## Extracted data
start
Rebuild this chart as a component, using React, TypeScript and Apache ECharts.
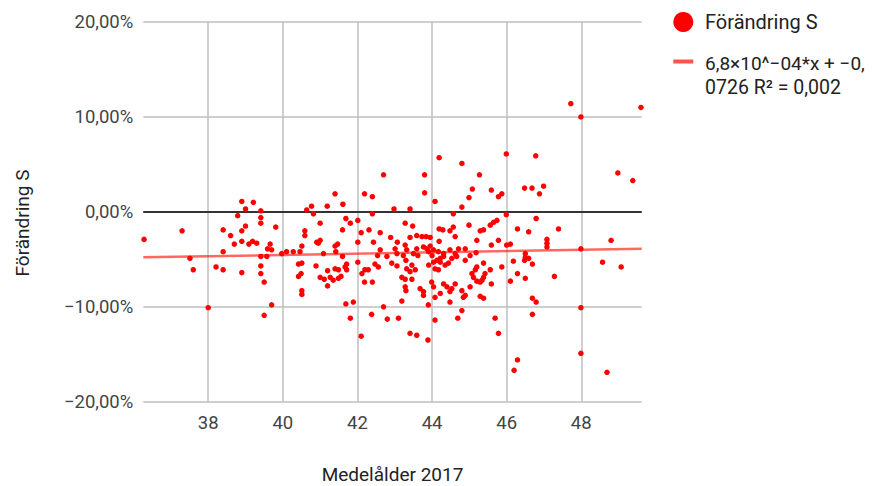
import React, { useEffect, useRef } from "react";
import * as echarts from "echarts";

// Medelålder 2017 (x) vs Förändring S in % (y)
const pointsUnder40: number[][] = [
  [36.28, -2.9], [37.3, -2.0], [37.51, -4.9], [37.6, -6.1], [38.0, -10.1], [38.21, -5.8],
  [38.4, -1.9], [38.4, -4.2], [38.4, -6.1], [38.6, -2.5], [38.7, -3.4], [38.79, -0.4],
  [38.9, 1.1], [39.0, 0.3], [39.21, 1.0], [38.9, -2.0], [39.0, -1.5], [38.9, -3.1],
  [38.9, -6.4], [39.09, -3.4], [39.19, -3.1], [39.3, -3.3], [39.41, 0.1], [39.41, -0.6],
  [39.41, -1.2], [39.41, -4.7], [39.41, -5.7], [39.41, -6.5], [39.5, -7.4], [39.5, -10.9],
  [39.7, -9.8], [39.81, -1.6], [39.59, -3.9], [39.66, -3.4], [39.7, -4.0], [39.57, -4.7],
  [39.97, -4.4],
];

const points40to42: number[][] = [
  [40.1, -4.2], [40.28, -4.2], [40.46, -4.2], [40.51, -3.6], [40.59, -2.0], [40.59, -2.5],
  [40.64, 0.2], [40.77, 0.6], [40.82, -0.2], [40.42, -5.5], [40.51, -5.4], [40.42, -6.8],
  [40.49, -6.5], [40.51, -8.3], [40.51, -8.7], [41.0, -1.2], [40.91, -3.2], [41.0, -3.0],
  [40.95, -3.3], [41.09, -4.4], [40.89, -5.7], [41.0, -6.9], [41.11, -7.1], [41.2, -7.8],
  [41.2, -6.2], [41.19, 0.6], [41.4, 1.9], [41.61, 0.8], [41.4, -3.6], [41.47, -3.4],
  [41.42, -4.2], [41.27, -6.9], [41.4, -6.0], [41.49, -6.1], [41.35, -7.2], [41.49, -7.0],
  [41.56, -6.8], [41.67, -5.8], [41.71, -6.1], [41.71, -5.5], [41.6, -1.9], [41.69, -0.7],
  [41.81, -1.2], [41.6, -4.7], [41.69, -9.7], [41.89, -9.5], [41.81, -11.2],
];

const points42to44: number[][] = [
  [42.01, -0.9], [42.01, -3.2], [42.01, -5.3], [42.1, -2.2], [42.19, 1.9], [42.4, 1.6],
  [42.31, -1.9], [42.4, -0.2], [42.19, -7.4], [42.4, -7.4], [42.12, -6.5], [42.2, -6.1],
  [42.29, -6.1], [42.43, -3.2], [42.1, -13.1], [42.38, -10.8], [42.7, 3.9], [43.8, 3.9],
  [43.8, 2.0], [42.98, 0.3], [43.41, 0.3], [43.28, -1.2], [43.48, -1.5], [42.61, -2.2],
  [42.89, -2.7], [43.41, -2.7], [43.59, -2.5], [43.73, -2.6], [43.84, -2.6], [43.95, -2.7],
  [42.61, -4.0], [42.54, -4.6], [43.01, -3.9], [43.06, -4.4], [43.28, -3.5], [43.32, -4.0],
  [43.23, -4.6], [43.5, -4.4], [43.62, -4.6], [43.77, -3.7], [43.86, -3.9], [43.95, -3.6],
  [43.91, -4.2], [42.47, -5.5], [42.56, -5.8], [42.92, -5.4], [43.06, -5.7], [43.3, -5.1],
  [43.46, -5.6], [43.32, -6.0], [43.41, -6.3], [43.55, -6.1], [43.91, -5.6], [43.19, -6.9],
  [43.28, -7.1], [43.46, -7.1], [43.28, -7.9], [43.3, -8.3], [43.68, -8.1], [43.77, -8.4],
  [43.77, -8.8], [43.99, -7.4], [43.19, -9.4], [43.9, -9.8], [42.7, -10.0], [42.8, -11.3],
  [43.1, -11.2], [43.41, -12.8], [43.59, -13.0], [43.89, -13.5], [43.07, -3.2], [42.79, -4.7],
  [43.59, -3.9],
];

const points44to46: number[][] = [
  [44.19, 5.7], [44.8, 5.1], [45.27, 3.9], [44.08, 1.1], [45.08, 2.4], [44.99, 1.5],
  [44.8, 0.5], [44.57, -0.2], [44.19, -1.8], [44.29, -1.9], [44.48, -2.0], [44.57, -1.6],
  [44.62, -2.6], [44.99, -1.4], [45.29, -2.0], [44.19, -3.1], [44.04, -4.0], [44.0, -4.6],
  [44.22, -4.9], [44.31, -4.7], [44.13, -5.1], [44.48, -4.0], [44.62, -4.4], [44.71, -3.9],
  [44.66, -4.7], [44.89, -3.9], [45.02, -4.6], [45.18, -4.3], [44.08, -6.0], [44.17, -6.1],
  [44.22, -5.3], [44.35, -5.6], [44.44, -5.4], [44.04, -7.9], [44.08, -9.0], [44.22, -8.6],
  [44.31, -7.6], [44.4, -7.9], [44.48, -8.4], [44.53, -8.1], [44.48, -9.5], [44.62, -7.6],
  [44.8, -8.3], [44.89, -8.8], [44.84, -9.0], [45.07, -6.5], [45.11, -6.9], [45.2, -5.8],
  [45.16, -6.1], [45.02, -7.9], [44.08, -11.4], [44.69, -11.2], [44.8, -10.4], [44.17, -4.2],
  [44.31, -4.4], [44.04, -5.3], [44.53, -4.9], [44.89, -5.1], [45.56, -6.1], [45.2, -7.3],
  [45.99, 6.1], [45.59, 2.3], [45.78, 1.6], [45.87, 1.9], [45.99, -0.3], [45.74, -0.9],
  [45.65, -1.1], [45.56, -1.4], [45.38, -1.9], [45.2, -3.0], [45.59, -3.5], [45.78, -3.0],
  [46.0, -3.5], [45.38, -5.4], [45.87, -5.8], [45.42, -6.5], [45.38, -6.9], [45.29, -7.4],
  [45.34, -7.2], [45.59, -7.6], [45.29, -8.9], [45.38, -9.1], [45.69, -11.2], [45.78, -12.8],
];

const pointsOver46: number[][] = [
  [46.78, 5.9], [46.48, 2.5], [46.68, 2.5], [46.99, 2.7], [46.88, 1.9], [46.79, -0.7],
  [46.29, -1.8], [46.59, -2.1], [47.39, -1.8], [46.1, -3.4], [47.08, -2.9], [47.08, -3.3],
  [47.08, -3.7], [46.5, -4.4], [46.5, -4.8], [46.59, -4.9], [46.48, -5.1], [46.18, -5.2],
  [46.69, -5.5], [46.1, -7.3], [46.29, -6.5], [46.5, -7.0], [47.28, -6.8], [46.69, -9.1],
  [46.79, -9.5], [46.69, -10.8], [46.29, -15.6], [46.2, -16.7], [47.72, 11.4], [49.6, 11.0],
  [47.99, 10.0], [48.98, 4.1], [49.38, 3.3], [48.8, -3.0], [47.99, -3.9], [48.57, -5.3],
  [49.07, -5.8], [47.99, -10.1], [47.99, -14.9], [48.69, -16.9],
];

// Trend line endpoints (6,8×10^−04*x − 0,0726), in %
const trendLine: number[][] = [
  [36.26, -4.79],
  [49.62, -3.89],
];

const xTicks = [38, 40, 42, 44, 46, 48];
const yTicks = [-20, -10, 0, 10, 20];

const seriesName = "Förändring S";
const trendLabel1 = "6,8×10^−04*x + −0,";
const trendLabel2 = "0726 R² = 0,002";
const xTitle = "Medelålder 2017";

const FONT = "Roboto, 'Noto Sans', sans-serif";

function fmtPct(v: number): string {
  const s = Math.abs(v).toFixed(2).replace(".", ",") + "%";
  return v < 0 ? "−" + s : s;
}

export default function App() {
  const ref = useRef<HTMLDivElement>(null);

  useEffect(() => {
    if (!ref.current) return;
    const chart = echarts.init(ref.current, undefined, { renderer: "svg" });
    const allPoints = [
      ...pointsUnder40,
      ...points40to42,
      ...points42to44,
      ...points44to46,
      ...pointsOver46,
    ];
    chart.setOption({
      animation: false,
      backgroundColor: "#ffffff",
      textStyle: { fontFamily: FONT },
      grid: {
        left: 143.3,
        right: 230.3,
        top: 22,
        bottom: 84.3,
        containLabel: false,
        outerBoundsMode: "none",
      },
      xAxis: {
        type: "value",
        min: 36.26,
        max: 49.62,
        axisLine: { show: false },
        axisTick: { show: false, customValues: xTicks },
        axisLabel: {
          customValues: xTicks,
          fontSize: 18.5,
          color: "#444",
          margin: 12,
          fontFamily: FONT,
          formatter: (v: number) => String(v),
        },
        splitLine: { show: true, lineStyle: { color: "#bfbfbf", width: 1.5 } },
        name: xTitle,
        nameLocation: "middle",
        nameGap: 63,
        nameTextStyle: { fontSize: 19, lineHeight: 19, color: "#222", fontFamily: FONT },
      },
      yAxis: {
        type: "value",
        min: yTicks[0],
        max: yTicks[yTicks.length - 1],
        interval: 10,
        axisLine: { show: false },
        axisTick: { show: false },
        axisLabel: {
          fontSize: 18.5,
          color: "#444",
          margin: 10,
          fontFamily: FONT,
          formatter: (v: number) => fmtPct(v),
        },
        splitLine: { show: true, lineStyle: { color: "#bfbfbf", width: 1.5 } },
      },
      series: [
        {
          type: "line",
          name: "trend",
          data: trendLine,
          showSymbol: false,
          symbol: "none",
          lineStyle: { color: "rgba(255,40,30,0.7)", width: 2.5 },
          silent: true,
          z: 1,
        },
        {
          type: "scatter",
          name: seriesName,
          data: allPoints,
          symbolSize: 5.5,
          itemStyle: { color: "#ff0000", opacity: 1 },
          z: 3,
          markLine: {
            silent: true,
            symbol: ["none", "none"],
            label: { show: false },
            lineStyle: { color: "#333", width: 2, type: "solid" },
            data: [{ yAxis: 0 }],
            z: 2,
          },
        },
      ],
      graphic: [
        {
          type: "text",
          x: 22.5,
          y: 223,
          rotation: Math.PI / 2,
          style: {
            text: seriesName,
            fontSize: 19,
            fill: "#222",
            fontFamily: FONT,
            align: "center",
            verticalAlign: "middle",
          },
        },
        { type: "circle", shape: { cx: 683.3, cy: 22, r: 10 }, style: { fill: "#ff0000" } },
        {
          type: "text",
          x: 705,
          y: 22,
          style: { text: seriesName, fontSize: 20, fill: "#222", fontFamily: FONT, verticalAlign: "middle" },
        },
        { type: "rect", shape: { x: 673.3, y: 59.5, width: 20, height: 4 }, style: { fill: "rgba(255,40,30,0.8)" } },
        {
          type: "text",
          x: 705,
          y: 63,
          style: { text: trendLabel1, fontSize: 19, fill: "#222", fontFamily: FONT, verticalAlign: "middle" },
        },
        {
          type: "text",
          x: 705,
          y: 87,
          style: { text: trendLabel2, fontSize: 19.5, fill: "#222", fontFamily: FONT, verticalAlign: "middle" },
        },
      ],
    });
    return () => chart.dispose();
  }, []);

  return (
    <div
      ref={ref}
      style={{ position: "fixed", left: 0, top: 0, width: 872, height: 486, background: "#fff" }}
    />
  );
}
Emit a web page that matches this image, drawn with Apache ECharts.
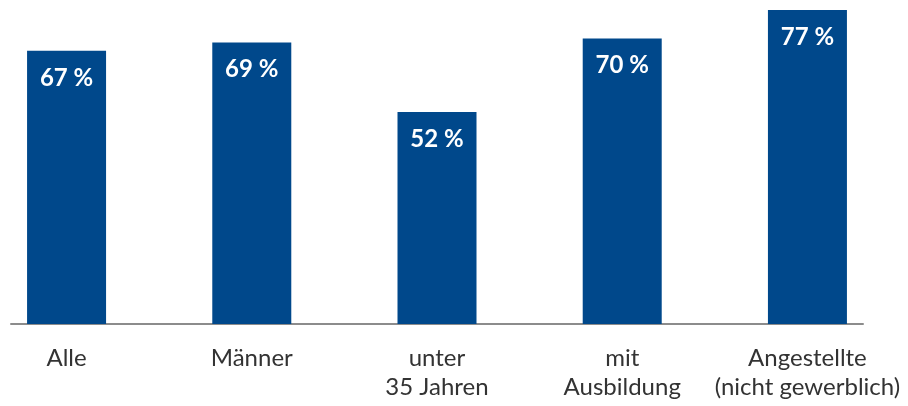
<!DOCTYPE html>
<html>
<head>
<meta charset="utf-8">
<script src="https://cdn.jsdelivr.net/npm/echarts@6/dist/echarts.min.js"></script>
<style>
  html, body { margin: 0; padding: 0; background: #fff; }
  #chart { width: 908px; height: 406px; }
</style>
</head>
<body>
<div id="chart"></div>
<script>
// categories and values
var categories = ["Alle", "Männer", "unter\n35 Jahren", "mit\nAusbildung", "Angestellte\n(nicht gewerblich)"];
var values = [67, 69, 52, 70, 77];
var positions = [0, 1, 2, 3, 4];

var barData = [];
for (var i = 0; i < categories.length; i++) {
  barData.push([positions[i], values[i]]);
}

var chart = echarts.init(document.getElementById("chart"));
chart.setOption({
  animation: false,
  grid: {
    left: 11,
    right: 45,
    top: 10,
    bottom: 82
  },
  xAxis: {
    type: "value",
    min: -0.3,
    max: 4.3,
    splitLine: { show: false },
    axisTick: { show: false },
    axisLine: {
      show: true,
      lineStyle: { color: "#8c8c8c", width: 2 }
    },
    axisLabel: {
      customValues: positions,
      formatter: function (v) {
        return categories[Math.round(v)];
      },
      color: "#333",
      fontFamily: "Lato",
      fontSize: 24,
      lineHeight: 29,
      margin: 20,
      verticalAlign: "top",
      align: "center"
    }
  },
  yAxis: {
    type: "value",
    min: 0,
    max: 77,
    show: false
  },
  series: [
    {
      type: "bar",
      barWidth: 79,
      data: barData,
      itemStyle: { color: "#00488b" },
      label: {
        show: true,
        position: "insideTop",
        distance: 15,
        color: "#fff",
        fontFamily: "Lato",
        fontWeight: "bold",
        fontSize: 24,
        formatter: function (p) {
          return p.value[1] + " %";
        }
      }
    }
  ]
});
</script>
</body>
</html>
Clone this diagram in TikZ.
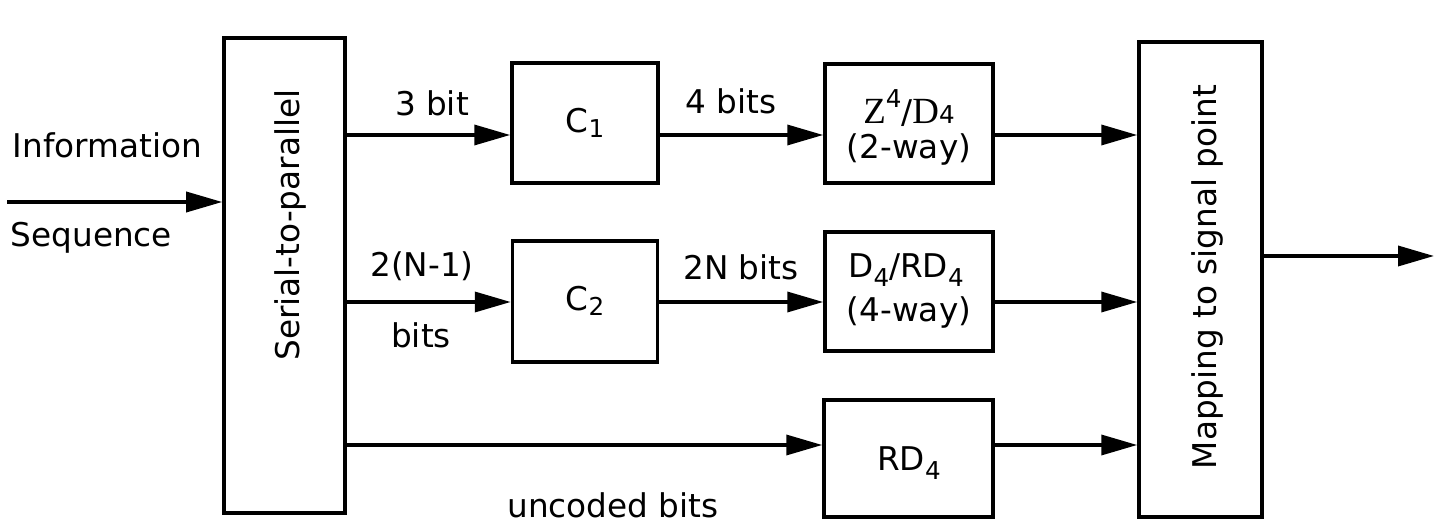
end
## Exercise requirements
Copy every single line of the material above that holds "Apache".

## Solution for this task
Rebuild this chart as a component, using React, TypeScript and Apache ECharts.
Emit a web page that matches this image, drawn with Apache ECharts.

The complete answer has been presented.